Study design: Prospective study.
Setting: Academic research.
Materials and methods: Thirty-six consenting patients were prospectively recruited. Eligibility criteria were thyroid volume ≤ 60 mL, benign disease, and age between 18 and 65 years. Exclusion criteria were previous neck surgery, severe thyroiditis, hyperthyroidism, and pre- or postoperative vocal cord palsy. Voice impairment score, swallowing impairment score, lower esophageal sphincter pressure, esophageal motility, upper esophageal pressure, and coordination were evaluated preoperatively and 30 to 45 days after surgery.
Results: Postoperative swallowing impairment (appearance or worsening of dysphagia) was found in 20% of patients and voice impairment in more than 30%. Both preoperative and postoperative esophageal motility were similar. All patients showed an average decrease of 25% in upper esophageal pressure, although the pressure was within normal range.

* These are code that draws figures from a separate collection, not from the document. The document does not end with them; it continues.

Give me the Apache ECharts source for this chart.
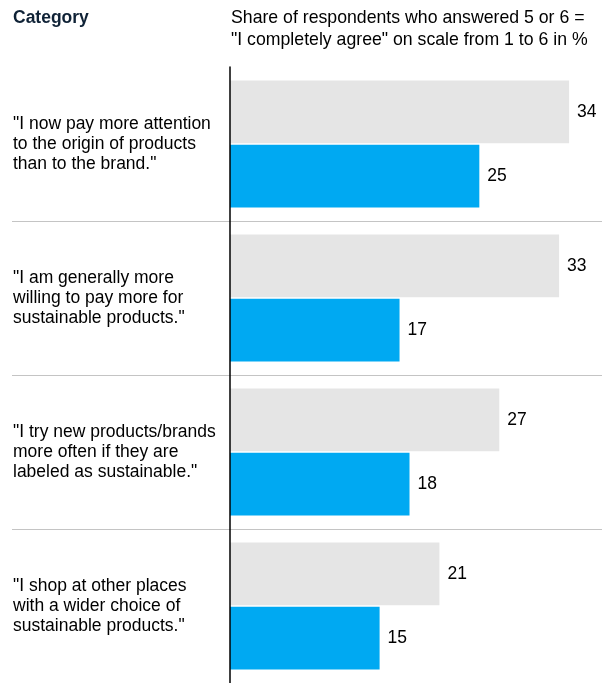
<!DOCTYPE html>
<html>
<head>
<meta charset="utf-8">
<script src="https://cdn.jsdelivr.net/npm/echarts@6/dist/echarts.min.js"></script>
<style>
html,body{margin:0;padding:0;background:#fff;}
#chart{width:602px;height:683px;}
</style>
</head>
<body>
<div id="chart"></div>
<script>
const categories = [
  '"I now pay more attention\nto the origin of products\nthan to the brand."',
  '"I am generally more\nwilling to pay more for\nsustainable products."',
  '"I try new products/brands\nmore often if they are\nlabeled as sustainable."',
  '"I shop at other places\nwith a wider choice of\nsustainable products."'
];
const grayValues = [34, 33, 27, 21];
const blueValues = [25, 17, 18, 15];
const headerTitle = 'Category';
const headerSubtitle = 'Share of respondents who answered 5 or 6 =\n"I completely agree" on scale from 1 to 6 in %';

const FONT = '"Liberation Sans", Arial, sans-serif';
const chart = echarts.init(document.getElementById('chart'));
const labelStyle = {
  show: true, position: 'right', distance: 8,
  color: '#000', fontSize: 17.5, fontFamily: FONT, padding: [3, 0, 0, 0]
};
chart.setOption({
  animation: false,
  backgroundColor: '#fff',
  textStyle: { fontFamily: FONT },
  title: [
    { text: headerTitle, left: 13, top: 8, padding: 0,
      textStyle: { fontSize: 17.5, fontWeight: 'bold', color: '#0f2236', lineHeight: 20, fontFamily: FONT } },
    { text: headerSubtitle, left: 231, top: 7, padding: 0,
      textStyle: { fontSize: 17.7, fontWeight: 'normal', color: '#000', lineHeight: 22, fontFamily: FONT } }
  ],
  grid: [
    { left: 230, right: 3, top: 67, bottom: 0 },
    { left: 12, right: 0, top: 67, bottom: 0 }
  ],
  xAxis: [
    { type: 'value', gridIndex: 0, min: 0, max: 37, show: false },
    { type: 'value', gridIndex: 1, min: 0, max: 1, show: false }
  ],
  yAxis: [
    { type: 'category', gridIndex: 0, data: categories, inverse: true, z: 5,
      axisLine: { show: true, lineStyle: { color: '#000', width: 1.5 } },
      axisTick: { show: false },
      splitLine: { show: false },
      axisLabel: { show: true, align: 'left', margin: 217, fontSize: 17.5, lineHeight: 20,
                   padding: [4, 0, 0, 0], color: '#000', fontFamily: FONT } },
    { type: 'value', gridIndex: 1, min: 0, max: 4, interval: 1, inverse: true, z: 1,
      axisLine: { show: false }, axisTick: { show: false }, axisLabel: { show: false },
      splitLine: { show: true, showMinLine: false, showMaxLine: false,
                   lineStyle: { color: '#c4c4c4', width: 1 } } }
  ],
  series: [
    { name: 'Comparison', type: 'bar', xAxisIndex: 0, yAxisIndex: 0, data: grayValues,
      itemStyle: { color: '#e5e5e5' }, barCategoryGap: '17.5%', barGap: '2%',
      label: labelStyle },
    { name: 'Current', type: 'bar', xAxisIndex: 0, yAxisIndex: 0, data: blueValues,
      itemStyle: { color: '#00a9f2' }, barCategoryGap: '17.5%', barGap: '2%',
      label: labelStyle }
  ]
});
</script>
</body>
</html>
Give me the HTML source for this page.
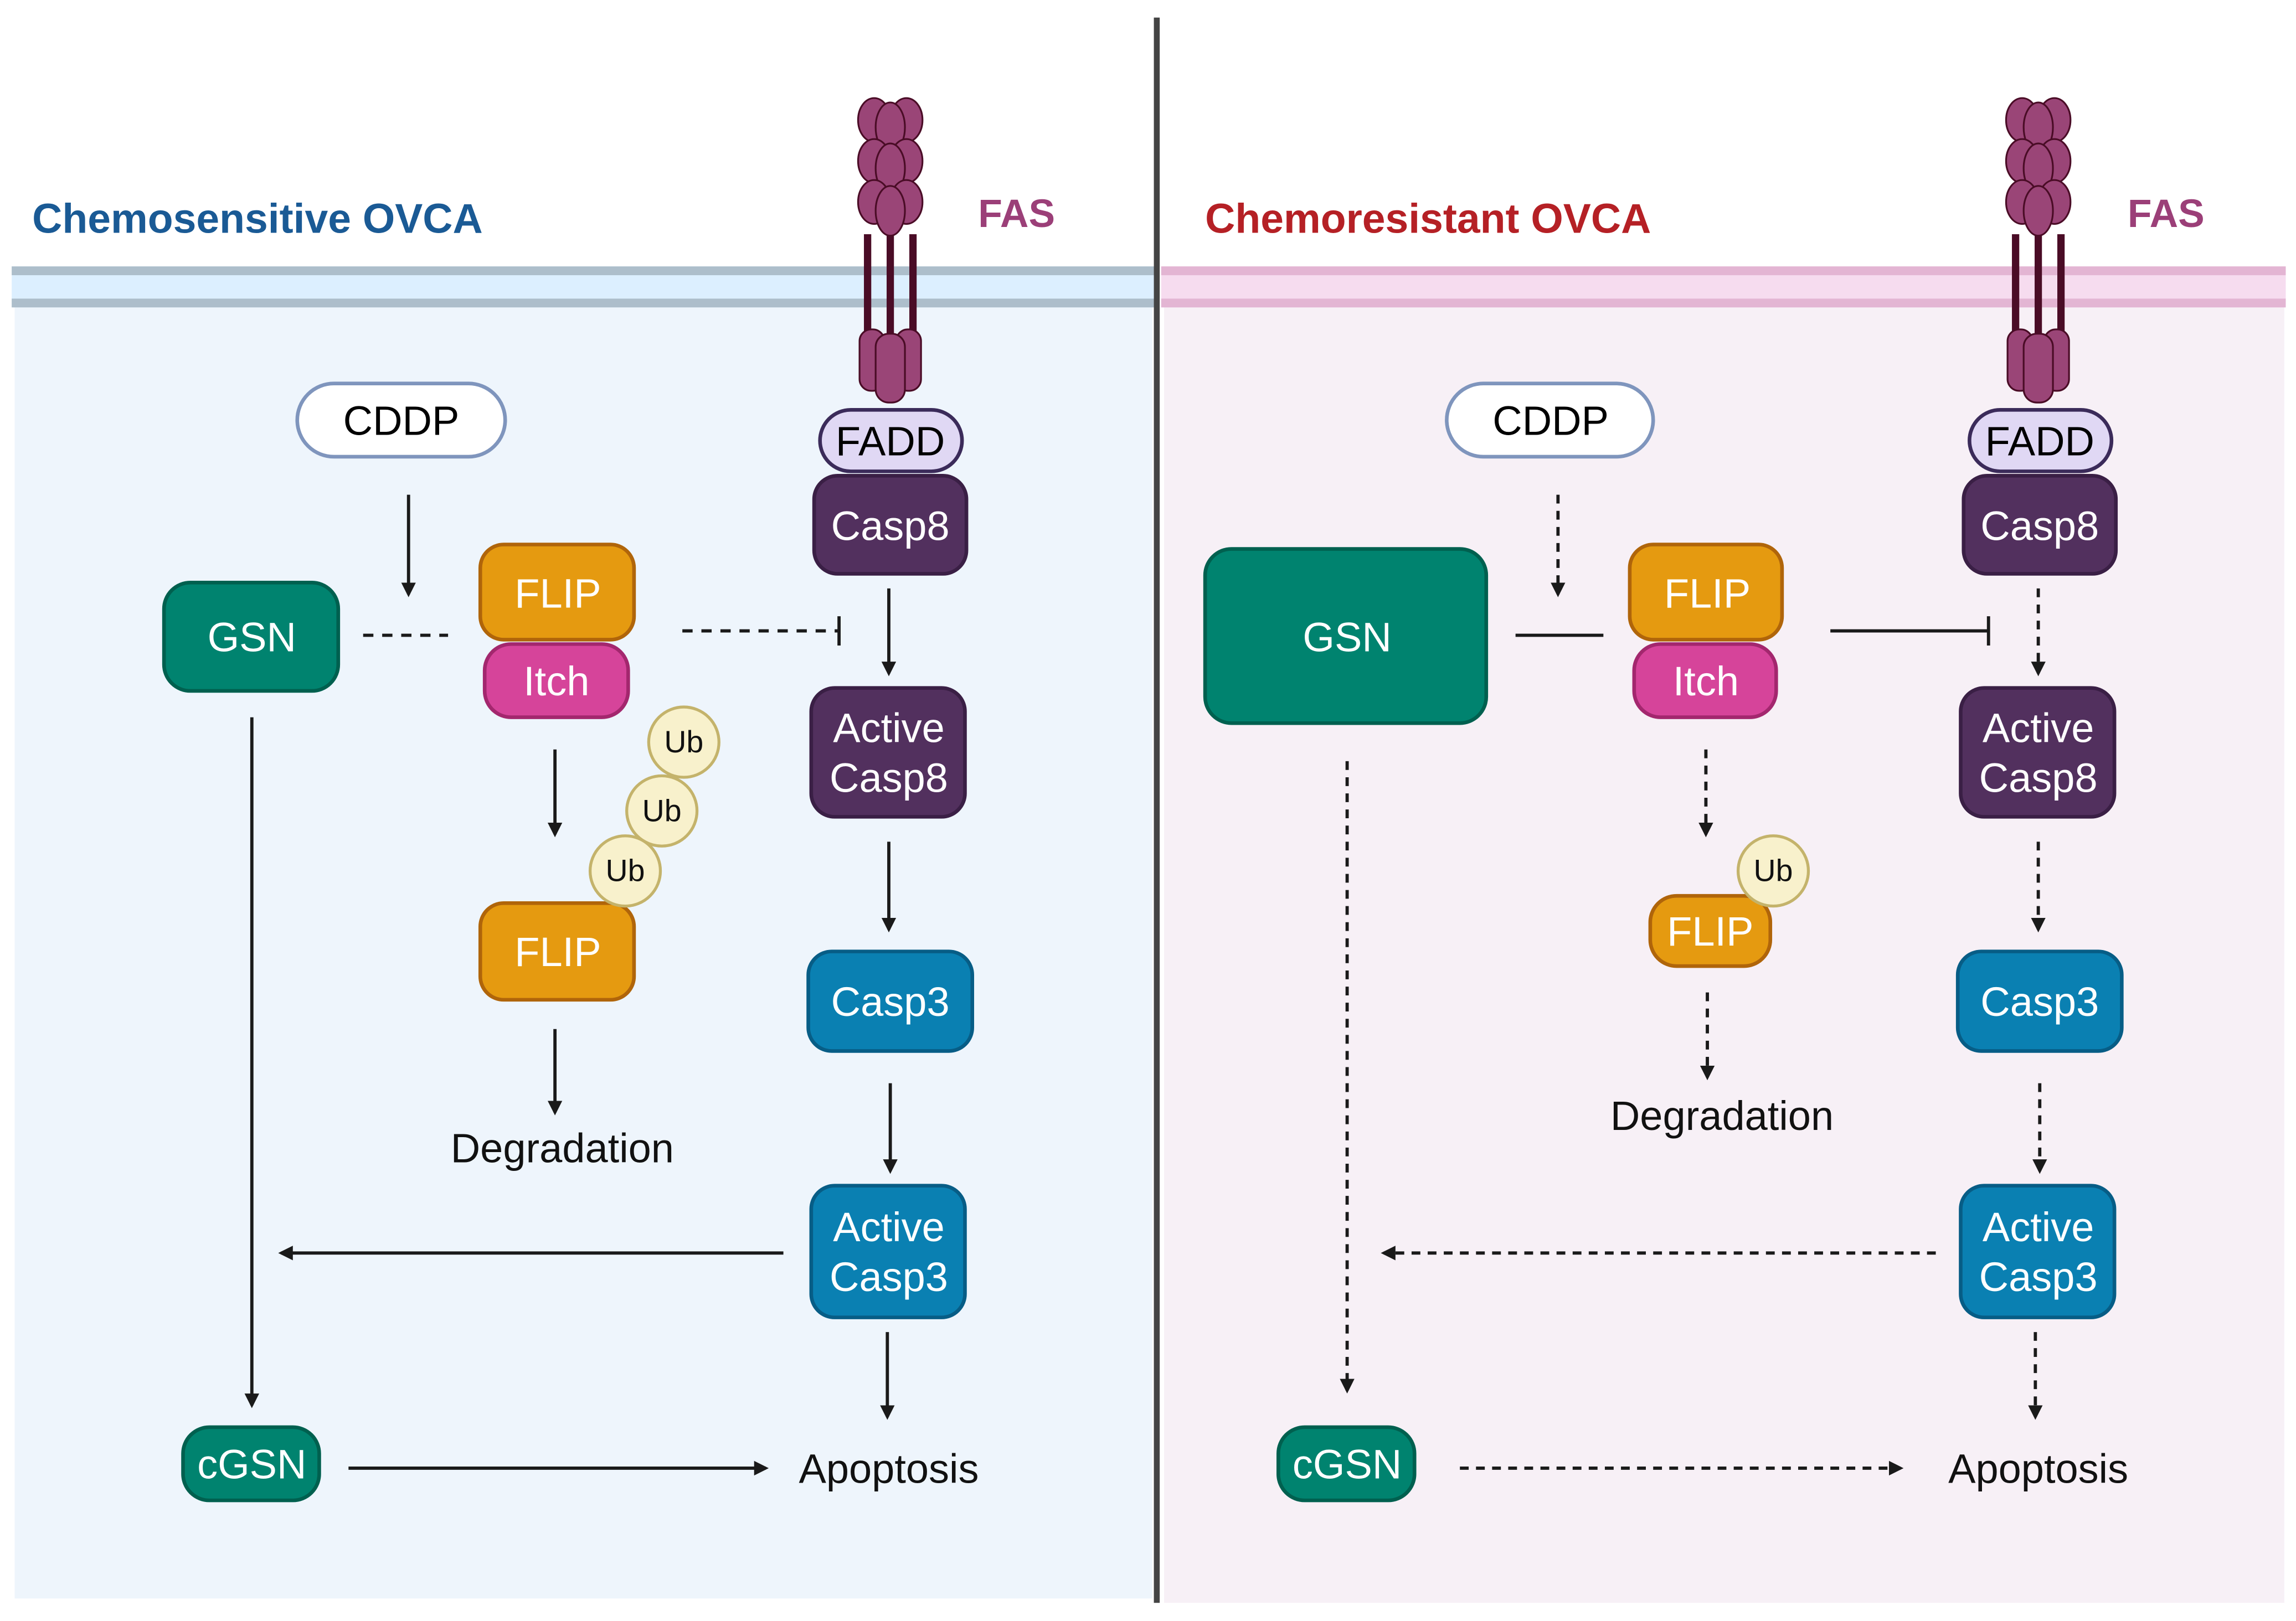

Swallowing alterations were associated with upper esophageal incoordination (P < .03), and proximal acid reflux was significantly associated with voice impairment (P < .02).
Conclusion: After uncomplicated thyroidectomy, decreased upper esophageal pressure may explain both pharyngeal (dysphagia) and laryngeal (vocal impairment) exposure to acid. In the future, proton pump inhibitor therapy protocols should be evaluated.
Keywords: dysphagia; thyroidectomy; voice impairment.